Foi depois de se consolidar no sindicato que a vida do jovem Osmar mudou. Um dia após completar 21 anos, ele teve a carreira de bancário interrompida pela ditadura. Com o golpe militar, os sindicatos e associações foram fechados, e ele foi preso por ser diretor sindical e líder de movimento trabalhista.
“Eu estava trabalhando, no dia 8 de abril de 1964, quando entraram um sargento do Exército e dois sargentos da PM com metralhadoras na agência do banco, e eu fui chamado na gerência. Lá eu fui comunicado que deveria comparecer ao 1º Batalhão da Polícia Militar. Virei para o pessoal das Forças Armadas e disse: ‘podem ir, que vou terminar o meu serviço aqui e vou para lá’. Eles disseram: ‘você tem que ir agora’”.
Atravessado pelo golpe militar
Os 12 dias que passou em poder dos militares foram de traumas para Osmar. Ele relata que foi muito agredido com golpes, a exemplo do chamado “telefone”, quando as orelhas são atingidas com tapas ao mesmo tempo.
“Foram muitos tapas, muitos ‘telefones’ batendo nos ouvidos, para contar coisas que eu nem tinha conhecimento. Queriam que eu dissesse onde estavam as armas de Francisco Pinto, então prefeito de Feira. A alegação é de que eu seria comunista”.
Depois de ser solto, o jovem Osmar foi demitido pelo Baneb. Desempregado, foi impedido de estudar Direito por 10 anos, pelo então Sistema de Segurança Nacional. A alternativa que ele encontrou para continuar trabalhando foi atuar como caminhoneiro, junto com o pai.
Passada a década do impedimento, Osmar conseguiu se formar em direito e atuou 39 anos como advogado trabalhista e eleitoral. No ano de 2003, o Ministério da Justiça abriu o processo de anistia, e ele teve o reconhecimento divulgado em 2010.
Comissão da Verdade traz novo horizonte
Em 2011, a criação da lei que instituiu a Comissão Nacional da Verdade – órgão que investiga as violações de direitos humanos cometidas entre setembro de 1946 e outubro de 1988 – deu um novo horizonte para o agora idoso Osmar.

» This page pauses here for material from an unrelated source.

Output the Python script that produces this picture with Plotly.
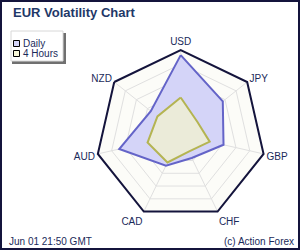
import plotly.graph_objects as go

categories = ["USD", "JPY", "GBP", "CHF", "CAD", "AUD", "NZD"]
daily = [5.64, 3.8, 3.1, 1.8, 2.4, 4.45, 2.7]
four_hours = [2.65, 1.5, 2.1, 1.3, 2.15, 2.4, 2.1]
series_names = ["Daily", "4 Hours"]
title_text = "EUR Volatility Chart"
footer_left = "Jun 01 21:50 GMT"
footer_right = "(c) Action Forex"

NAVY = "#14143c"
TXT = "#1a2a5a"

fig = go.Figure()
fig.add_trace(go.Scatterpolar(
    r=daily + daily[:1], theta=categories + categories[:1],
    mode="lines", fill="toself", fillcolor="#d4d4f8",
    line=dict(color="#6464c8", width=2), name=series_names[0],
    showlegend=False, hoverinfo="skip"))
fig.add_trace(go.Scatterpolar(
    r=four_hours + four_hours[:1], theta=categories + categories[:1],
    mode="lines", fill="toself", fillcolor="#ebebd9",
    line=dict(color="#b4b452", width=2), name=series_names[1],
    showlegend=False, hoverinfo="skip"))

cx, cy, R = 180.7, 135.0, 85.0
W, H = 300, 250

fig.update_layout(
    width=W, height=H,
    margin=dict(l=0, r=0, t=0, b=0),
    paper_bgcolor="white",
    showlegend=False,
    font=dict(family="Liberation Sans, Arial, sans-serif", color=TXT),
    polar=dict(
        domain=dict(x=[(cx - R) / W, (cx + R) / W],
                    y=[(H - cy - R) / H, (H - cy + R) / H]),
        gridshape="linear",
        bgcolor="#fcfcf8",
        radialaxis=dict(range=[0, 6], tickvals=[1, 2, 3, 4, 5, 6],
                        showticklabels=False, ticks="", showline=False,
                        gridcolor="#e0e0e0", gridwidth=1),
        angularaxis=dict(direction="clockwise", rotation=90,
                         categoryorder="array", categoryarray=categories,
                         showline=True, linecolor=NAVY, linewidth=2,
                         gridcolor="#e0e0e0", ticks="",
                         tickfont=dict(size=10, color=TXT)),
    ),
)

def px(x):
    return x / W

def py(y):
    return 1 - y / H

shapes = [
    # outer border
    dict(type="rect", xref="paper", yref="paper", x0=px(1), x1=px(299), y0=py(1), y1=py(249),
         line=dict(color=NAVY, width=2)),
    # legend shadow
    dict(type="rect", xref="paper", yref="paper", x0=px(63), x1=px(66), y0=py(33), y1=py(64),
         line=dict(width=0), fillcolor="#707070"),
    dict(type="rect", xref="paper", yref="paper", x0=px(12), x1=px(66), y0=py(61), y1=py(64),
         line=dict(width=0), fillcolor="#707070"),
    # legend box
    dict(type="rect", xref="paper", yref="paper", x0=px(11), x1=px(63), y0=py(31), y1=py(61),
         line=dict(color="#d8d8d8", width=1), fillcolor="white"),
    # legend squares
    dict(type="rect", xref="paper", yref="paper", x0=px(13.5), x1=px(19.5), y0=py(40.5), y1=py(46.5),
         line=dict(color="#000000", width=1), fillcolor="#d4d4f8"),
    dict(type="rect", xref="paper", yref="paper", x0=px(13.5), x1=px(19.5), y0=py(50.5), y1=py(56.5),
         line=dict(color="#000000", width=1), fillcolor="#f8f8d8"),
]
fig.update_layout(shapes=shapes)

anns = [
    dict(text="<b>%s</b>" % title_text, x=px(11), y=py(12), xanchor="left", yanchor="middle",
         font=dict(size=13, color="#1f3868")),
    dict(text=series_names[0], x=px(20.5), y=py(43.5), xanchor="left", yanchor="middle",
         font=dict(size=10, color=TXT)),
    dict(text=series_names[1], x=px(20.5), y=py(53.5), xanchor="left", yanchor="middle",
         font=dict(size=10, color=TXT)),
    dict(text=footer_left, x=px(7), y=py(241.5), xanchor="left", yanchor="middle",
         font=dict(size=10, color=TXT)),
    dict(text=footer_right, x=px(296), y=py(241.5), xanchor="right", yanchor="middle",
         font=dict(size=10, color=TXT)),
]
for a in anns:
    a.update(xref="paper", yref="paper", showarrow=False)
fig.update_layout(annotations=anns)

fig.write_html("out.html")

O Baneb, que era um banco público, foi leiloado e arrematado pelo Bradesco em 1999. Osmar entrou com ação contra a instituição particular na Justiça, e pediu reparação e indenização por danos morais. Agora, com a causa ganha, a Justiça determinou também a reintegração do bancário, além de ter condenado o banco a pagar todos os direitos trabalhistas, da data da demissão até os dias atuais.
A reportagem entrou em contato com o Bradesco, que informou que não comentaria o assunto. Na quarta-feira (26), um orgulhoso idoso Osmar retornou ao trabalho.
“Eu sei que na minha idade não existe, no Brasil, um bancário trabalhando. E eu vou cumprir a determinação judicial, esperando que algo mais venha a acontecer no futuro. É preciso lutar, porque o Brasil, desde muitos e muitos anos, desde a sua descoberta, é um país desigual e continua sendo um país desigual”, disse ele.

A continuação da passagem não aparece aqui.